Lent: Week One

Friday, Feb. 26, 2021
By Marie Mischel
Intermountain Catholic

As part of my Lenten prayer, I took time to reflect on the Gospel reading for the first Sunday of Lent, which was the four verses of Mk 1:12-15. What immediately struck me was the last line, “Repent, and believe in the gospel.”

I’ve heard this admonition often enough over the years, but for the first time it occurred to me to wonder whether Jesus’ audience would have understood the word “gospel.” We Catholics understand “gospel” to mean the four books of the Bible written by the four evangelists. More broadly, we call the gospel the Good News that the Kingdom of God is at hand. In the verses quoted above, just before he called for repentance Jesus proclaimed the Good News: “This is the time of fulfillment. The kingdom of God is at hand. Repent, and believe in the gospel.”

The word “gospel” in Greek means “good news,” a concept that the Jews in Jesus’ audience would have interpreted in the context of the prophet Isaiah, who spoke of a messenger who brought glad tidings and good news, announced salvation, “who says to Zion, ‘Your God reigns’” (Is 52:7). So, yes, the Jews to whom Jesus spoke would have understood the word “gospel,” although not in the way that he intended it.

The first part of Jesus’ message was familiar to Jews as well. Repent! Jesus echoed this call of John the Baptist; St. Mark tells us that Jesus began his public ministry “after John had been arrested.” A bit earlier in his gospel, Mark had written of John “proclaiming a baptism of repentance for the forgiveness of sins” (Mk1:4).

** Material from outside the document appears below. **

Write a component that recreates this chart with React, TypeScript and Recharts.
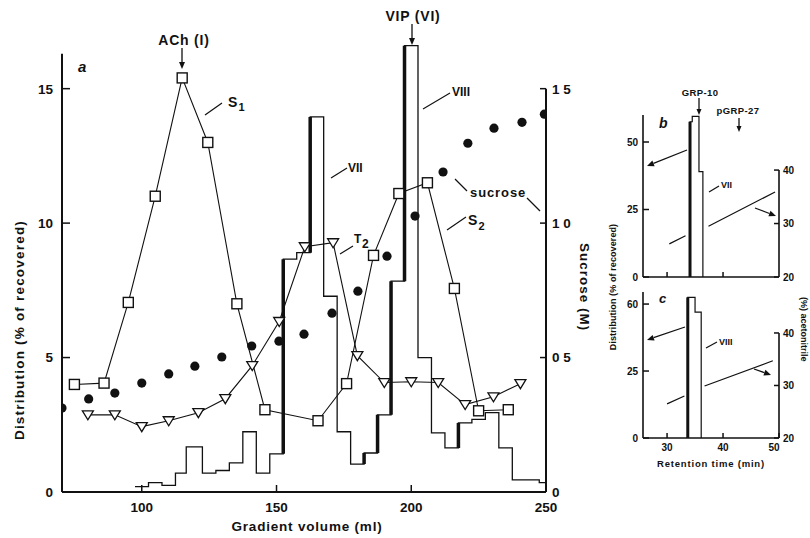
import React from 'react'
import { ComposedChart, Line, XAxis, YAxis, ReferenceLine } from 'recharts'

const FONT = '"Liberation Sans", Arial, Helvetica, sans-serif'
const INK = '#111'

// ---- panel a: sucrose gradient ----
// fraction histogram: left edge of each fraction (ml) and activity (% of recovered)
const fractionMl = [97.5, 102.5, 107.5, 112.5, 116.5, 122.5, 127.5, 132.5, 137.5, 142.5, 147.5, 152.5, 157.5, 162.5, 167.5, 172.5, 177.5, 182.5, 187.5, 192.5, 197.5, 202.5, 207.5, 212.5, 217.5, 222.5, 227.5, 232.5, 237.5, 242.5, 247.5, 250]
const fractionPct = [0.2, 0.35, 0.25, 0.7, 1.68, 0.7, 0.8, 1.08, 2.24, 0.7, 1.42, 8.66, 8.9, 13.95, 7.28, 2.24, 1.04, 1.45, 2.87, 7.84, 16.6, 5.0, 2.2, 1.64, 2.57, 2.7, 2.95, 1.64, 0.45, 0.45, 0.35, 0.35]

// heavy (printed bold) rising edges of the histogram
const heavyMl = [152.5, 162.5, 182.5, 187.5, 192.5, 197.5, 217.5]
const heavyFrom = [1.42, 8.9, 1.04, 1.45, 2.87, 7.84, 1.64]
const heavyTo = [8.66, 13.95, 1.45, 2.87, 7.84, 16.6, 2.57]

// S1 / S2 (squares)
const sMl = [75, 86, 95, 105, 115, 124.5, 135.3, 145.7, 165.4, 176, 186, 195.4, 206, 216, 225, 236]
const sPct = [4.0, 4.05, 7.05, 11.0, 15.4, 13.0, 7.0, 3.06, 2.65, 4.03, 8.8, 11.1, 11.5, 7.57, 3.02, 3.06]

// T2 (triangles)
const tMl = [80, 90, 100, 110, 121, 131, 141, 151, 160.5, 171, 180, 190, 200, 210, 220, 230.5, 240.5]
const tPct = [2.87, 2.87, 2.43, 2.65, 2.95, 3.47, 4.7, 6.34, 9.12, 9.27, 5.07, 4.07, 4.1, 4.07, 3.25, 3.54, 4.03]

// sucrose (M)
const sucroseMl = [70.4, 80.3, 90, 100, 110, 119.7, 129.7, 140.8, 150.9, 160.2, 170.6, 180.2, 191, 201.4, 211.8, 221, 230.7, 241.1, 249.4]
const sucroseM = [0.312, 0.346, 0.368, 0.405, 0.439, 0.468, 0.502, 0.543, 0.561, 0.587, 0.665, 0.747, 0.877, 1.026, 1.19, 1.297, 1.353, 1.375, 1.405]

const volTicks = [100, 150, 200, 250]
const pctTicks = [0, 5, 10, 15]
const sucTicks = [0, 0.5, 1, 1.5]
const sucTickLabels = ['0', '0 5', '1 0', '1 5']

// ---- panels b and c: HPLC ----
const bPeakMin = [34.1, 34.1, 34.5, 35.7, 36.4]
const bPeakPct = [0, 57.5, 59.5, 39, 0]
const bGradMin = [30.4, 33.3, 33.35, 37.4, 49.3]
const bGradPct = [26.2, 27.7, null, 29.5, 35.9]
const cPeakMin = [33.7, 33.7, 35.0, 36.1]
const cPeakPct = [0, 52.5, 47, 0]
const cGradMin = [30, 33.1, 33.15, 36.7, 48.9]
const cGradPct = [26.5, 28.0, null, 29.9, 34.7]

const rtTicks = [30, 40, 50]
const distTicks = [0, 25, 50]
const bDistLabels = ['0', '25', '50']
const cDistLabels = ['0', '25', '60']
const acnTicks = [20, 30, 40]

const zip = (xs: number[], ys: (number | null)[]) => xs.map((x, i) => ({ x, v: ys[i] }))

const fractionData = zip(fractionMl, fractionPct)
const heavyData = heavyMl.flatMap((x, i) => [
  { x, v: heavyFrom[i] as number | null },
  { x, v: heavyTo[i] as number | null },
  { x, v: null },
])
const sData = zip(sMl, sPct)
const tData = zip(tMl, tPct)
const sucroseData = zip(sucroseMl, sucroseM)

const bPeak = zip(bPeakMin, bPeakPct)
const bEdge = bPeak.slice(0, 2)
const bGrad = zip(bGradMin, bGradPct)
const cPeak = zip(cPeakMin, cPeakPct)
const cEdge = cPeak.slice(0, 2)
const cGrad = zip(cGradMin, cGradPct)

const txt = (size: number, extra: React.CSSProperties = {}): React.CSSProperties => ({
  fontFamily: FONT, fontWeight: 700, fontSize: size, fill: INK, ...extra,
})

// markers
const Square = ({ cx, cy }: any) =>
  cx == null ? null : <rect x={cx - 5} y={cy - 5} width={10} height={10} fill="#fff" stroke={INK} strokeWidth={1.4} />
const Tri = ({ cx, cy }: any) =>
  cx == null ? null : <path d={`M${cx - 5.5},${cy - 4} L${cx + 5.5},${cy - 4} L${cx},${cy + 5} Z`} fill="#fff" stroke={INK} strokeWidth={1.3} />
const Dot = ({ cx, cy }: any) => (cx == null ? null : <circle cx={cx} cy={cy} r={4.6} fill={INK} />)

// inward ticks
const leftTick = (labels: (v: number) => string, size: number, len: number, gap: number) => (p: any) => (
  <g key={p.index}>
    <line x1={p.x} x2={p.x + len} y1={p.y} y2={p.y} stroke={INK} strokeWidth={1.5} />
    <text x={p.x - gap} y={p.y} dy={size * 0.36} textAnchor="end" style={txt(size)}>{labels(p.payload.value)}</text>
  </g>
)
const rightTick = (labels: (v: number) => string, size: number, len: number, gap: number) => (p: any) => (
  <g key={p.index}>
    <line x1={p.x} x2={p.x - len} y1={p.y} y2={p.y} stroke={INK} strokeWidth={1.5} />
    <text x={p.x + gap} y={p.y} dy={size * 0.36} textAnchor="start" style={txt(size)}>{labels(p.payload.value)}</text>
  </g>
)
const bottomTick = (labels: ((v: number) => string) | null, size: number, len: number, gap: number) => (p: any) => (
  <g key={p.index}>
    <line x1={p.x} x2={p.x} y1={p.y} y2={p.y - len} stroke={INK} strokeWidth={1.5} />
    {labels && (
      <text x={p.x - (p.payload.value === 50 ? 5 : 0)} y={p.y + gap} textAnchor="middle" style={txt(size)}>{labels(p.payload.value)}</text>
    )}
  </g>
)

function Arrow({ x1, y1, x2, y2, head = 7, w = 3 }: any) {
  const a = Math.atan2(y2 - y1, x2 - x1)
  const bx = x2 - head * Math.cos(a)
  const by = y2 - head * Math.sin(a)
  const px = -Math.sin(a) * w
  const py = Math.cos(a) * w
  return (
    <g>
      <line x1={x1} y1={y1} x2={bx} y2={by} stroke={INK} strokeWidth={1.3} />
      <polygon points={`${x2},${y2} ${bx + px},${by + py} ${bx - px},${by - py}`} fill={INK} />
    </g>
  )
}
const Lead = ({ x1, y1, x2, y2 }: any) => <line x1={x1} y1={y1} x2={x2} y2={y2} stroke={INK} strokeWidth={1.2} />

const abs: React.CSSProperties = { position: 'absolute', left: 0, top: 0 }

function MainPanel() {
  return (
    <div style={abs}>
      <ComposedChart width={810} height={538} margin={{ top: 8, right: 224, bottom: 16, left: 22 }}>
        <XAxis
          type="number" dataKey="x" domain={[70.4, 250]} allowDataOverflow
          ticks={volTicks} interval={0} height={30} tickSize={0} tickMargin={0} tickLine={false}
          axisLine={{ stroke: INK, strokeWidth: 2 }}
          tick={bottomTick((v) => String(v), 13.5, 7, 20)}
        />
        <YAxis
          yAxisId="pct" domain={[0, 18]} ticks={pctTicks} interval={0} width={40}
          tickSize={0} tickMargin={0} tickLine={false} axisLine={false}
          tick={leftTick((v) => String(v), 13.5, 8, 9)}
        />
        <YAxis
          yAxisId="suc" orientation="right" domain={[0, 1.8]} ticks={sucTicks} interval={0} width={40}
          tickSize={0} tickMargin={0} tickLine={false} axisLine={false}
          tick={rightTick((v) => sucTickLabels[sucTicks.indexOf(v)], 13.5, 6, 6)}
        />
        <ReferenceLine yAxisId="pct" segment={[{ x: 70.4, y: 0 }, { x: 70.4, y: 16.3 }]} stroke={INK} strokeWidth={2} ifOverflow="visible" />
        <ReferenceLine yAxisId="suc" segment={[{ x: 250, y: 0 }, { x: 250, y: 1.5 }]} stroke={INK} strokeWidth={2} ifOverflow="visible" />
        <Line yAxisId="pct" data={fractionData} dataKey="v" type="stepAfter" stroke={INK} strokeWidth={1.3} dot={false} isAnimationActive={false} />
        <Line yAxisId="pct" data={heavyData} dataKey="v" type="linear" stroke={INK} strokeWidth={3.5} dot={false} connectNulls={false} isAnimationActive={false} />
        <Line yAxisId="suc" data={sucroseData} dataKey="v" type="linear" stroke="none" dot={(p: any) => <Dot key={p.index} cx={p.cx} cy={p.cy} />} isAnimationActive={false} />
        <Line yAxisId="pct" data={tData} dataKey="v" type="linear" stroke={INK} strokeWidth={1.1} dot={(p: any) => <Tri key={p.index} cx={p.cx} cy={p.cy} />} isAnimationActive={false} />
        <Line yAxisId="pct" data={sData} dataKey="v" type="linear" stroke={INK} strokeWidth={1.1} dot={(p: any) => <Square key={p.index} cx={p.cx} cy={p.cy} />} isAnimationActive={false} />
      </ComposedChart>
    </div>
  )
}

function HplcPanel({ top, bottom, distMax, acnMax, peak, edge, grad, distLabels, xLabels }: any) {
  return (
    <div style={abs}>
      <ComposedChart width={810} height={538} margin={{ top, right: 1, bottom, left: 613 }}>
        <XAxis
          type="number" dataKey="x" domain={[25.7, 50]} ticks={xLabels ? rtTicks : rtTicks.slice(0, 2)} interval={0}
          height={20} tickSize={0} tickMargin={0} tickLine={false}
          axisLine={{ stroke: INK, strokeWidth: 1.6 }}
          tick={bottomTick(xLabels ? (v) => String(v) : null, 10, 5, 13)}
        />
        <YAxis
          yAxisId="dist" domain={[0, distMax]} ticks={distTicks} interval={0} width={30}
          tickSize={0} tickMargin={0} tickLine={false} axisLine={{ stroke: INK, strokeWidth: 1.6 }}
          tick={leftTick((v) => distLabels[distTicks.indexOf(v)], 10, 6, 5)}
        />
        <YAxis
          yAxisId="acn" orientation="right" domain={[20, acnMax]} ticks={acnTicks} interval={0} width={30}
          tickSize={0} tickMargin={0} tickLine={false} axisLine={false}
          tick={rightTick((v) => String(v), 10, 5, 4)}
        />
        <ReferenceLine yAxisId="acn" segment={[{ x: 50, y: 20 }, { x: 50, y: 40 }]} stroke={INK} strokeWidth={1.6} ifOverflow="visible" />
        <Line yAxisId="dist" data={peak} dataKey="v" type="stepAfter" stroke={INK} strokeWidth={1.2} dot={false} isAnimationActive={false} />
        <Line yAxisId="dist" data={edge} dataKey="v" type="linear" stroke={INK} strokeWidth={3} dot={false} isAnimationActive={false} />
        <Line yAxisId="acn" data={grad} dataKey="v" type="linear" stroke={INK} strokeWidth={1.2} dot={false} connectNulls={false} isAnimationActive={false} />
      </ComposedChart>
    </div>
  )
}

function Annotations() {
  return (
    <svg width={810} height={538} style={{ ...abs, pointerEvents: 'none' }}>
      {/* panel a */}
      <text x={184} y={45} textAnchor="middle" style={txt(14, { letterSpacing: 0.8 })}>ACh (I)</text>
      <Arrow x1={182} y1={48} x2={182} y2={69} />
      <text x={413} y={21} textAnchor="middle" style={txt(14, { letterSpacing: 0.8 })}>VIP (VI)</text>
      <Arrow x1={412} y1={24} x2={412} y2={45} />
      <text x={78} y={72} style={txt(15, { fontStyle: 'italic' })}>a</text>

      <Lead x1={205} y1={115} x2={222} y2={103} />
      <text x={228} y={107} style={txt(14)}>S</text>
      <text x={238.5} y={111} style={txt(11)}>1</text>

      <Lead x1={331} y1={178} x2={347} y2={168} />
      <text x={348} y={172} style={txt(12)}>VII</text>

      <Lead x1={340} y1={254} x2={353} y2={246} />
      <text x={354} y={243} style={txt(12)}>T</text>
      <text x={362} y={248} style={txt(12)}>2</text>

      <Lead x1={423} y1={109} x2={450} y2={93} />
      <text x={452} y={96} style={txt(12)}>VIII</text>

      <Lead x1={455} y1={179} x2={467} y2={191} />
      <text x={470} y={197} style={txt(13, { letterSpacing: 0.9 })}>sucrose</text>
      <Lead x1={527} y1={198} x2={540} y2={211} />

      <Lead x1={447} y1={230} x2={466} y2={217} />
      <text x={468} y={225} style={txt(14)}>S</text>
      <text x={478.5} y={230} style={txt(11)}>2</text>

      <text x={307} y={531} textAnchor="middle" style={txt(13.5, { letterSpacing: 0.8 })}>Gradient volume (ml)</text>
      <text transform="translate(24,330) rotate(-90)" textAnchor="middle" style={txt(13.5, { letterSpacing: 1.2 })}>Distribution (% of recovered)</text>
      <text transform="translate(580,287) rotate(90)" textAnchor="middle" style={txt(13.5, { letterSpacing: 1 })}>Sucrose (M)</text>

      {/* panel b */}
      <text x={700} y={96} textAnchor="middle" style={txt(9.5, { letterSpacing: 0.4 })}>GRP-10</text>
      <Arrow x1={699} y1={98} x2={699} y2={115} head={6} w={2.5} />
      <text x={738} y={114} textAnchor="middle" style={txt(9.5, { letterSpacing: 0.4 })}>pGRP-27</text>
      <Arrow x1={739} y1={118} x2={739} y2={132} head={6} w={2.5} />
      <text x={659} y={128} style={txt(14, { fontStyle: 'italic' })}>b</text>
      <Lead x1={709} y1={192} x2={719} y2={186} />
      <text x={721} y={188} style={txt(9)}>VII</text>
      <Arrow x1={687} y1={150} x2={647} y2={166} />
      <Arrow x1={755} y1={208} x2={776} y2={216} />

      {/* panel c */}
      <text x={659} y={303} style={txt(13, { fontStyle: 'italic' })}>c</text>
      <Lead x1={706} y1={348} x2={717} y2={342} />
      <text x={719} y={345} style={txt(9)}>VIII</text>
      <Arrow x1={685} y1={327} x2={647} y2={340} />
      <Arrow x1={754} y1={369} x2={771} y2={375} />
      <text x={711} y={467} textAnchor="middle" style={txt(9.5, { letterSpacing: 0.8 })}>Retention  time (min)</text>

      <text transform="translate(616,287) rotate(-90)" textAnchor="middle" style={txt(9, { letterSpacing: 0.1 })}>Distribution (% of recovered)</text>
      <text transform="translate(801,297) rotate(90)" textAnchor="start" style={txt(9)}>(%) acetonitrile</text>
    </svg>
  )
}

export default function App() {
  return (
    <div style={{ ...abs, width: 810, height: 538, background: '#fff', overflow: 'hidden' }}>
      <MainPanel />
      <HplcPanel top={115} bottom={241} distMax={60} acnMax={50.3} peak={bPeak} edge={bEdge} grad={bGrad} distLabels={bDistLabels} xLabels={false} />
      <HplcPanel top={292} bottom={80} distMax={54.5} acnMax={47.8} peak={cPeak} edge={cEdge} grad={cGrad} distLabels={cDistLabels} xLabels={true} />
      <Annotations />
    </div>
  )
}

John was the last in a long line of Jewish prophets calling for the Jews to repent; as Christians, during Lent we hear this call over and over again. The word “repent” in Greek means “to turn away from,” but if we turn away from something, we must necessarily turn toward something else. If we turn away from our sins, what are we turning toward? In the Gospel verses above, Jesus in essence calls us to turn away from our sins and to turn toward the good news. For Christians, the “good news” is the salvation that comes through Christ.

This is where Jesus offended the Jews. As the Gospel of Mark progresses, Jesus calls the Jews to believe in him as the Messiah, but the chief priests and scribes refused to believe that he was the Son of Man. They thought he was just a man; they knew his parents and his relatives, knew he was the son of a carpenter from Nazareth, so they refused to believe.

Today, we Christians must be careful when we say we believe in Jesus. We acknowledge that he was in fact “a man like us in all things but sin,” as the Fourth Eucharistic Prayer states. But if Jesus were only a man who said the things he did, “He would either be a lunatic – on the level with the man who says he is a poached egg – or else he would be the Devil of Hell. You must make your choice. Either this man was, and is, the Son of God: or else a madman or something worse,” as C.S. Lewis argued in Mere Christianity.

We Christians believe that Jesus was no madman; rather, he is not only fully man but also fully divine. He is the son of God, the second person of the Trinity, the fulfillment of the Old Testament prophecies, the Messiah who would save the Jewish nation. When he said, “Repent, and believe in the gospel,” he was saying, “Turn away from sin and turn to the message I, as the Son, bring from the Father.”

In his homily at the Cathedral of the Madeleine Sunday, Bishop Oscar A. Solis said that God, through the readings for the day, invites us to renew our faith and our covenant relationship with him, to set our priorities, to recognize our sins in the light of his mercy, and to resolve to reform our lives. We do this through the three Lenten practices of prayer, fasting and almsgiving.

During the next five weeks, as we prepare for the coming of Christ at Easter, let us use these three Lenten practices to turn from sin and toward God.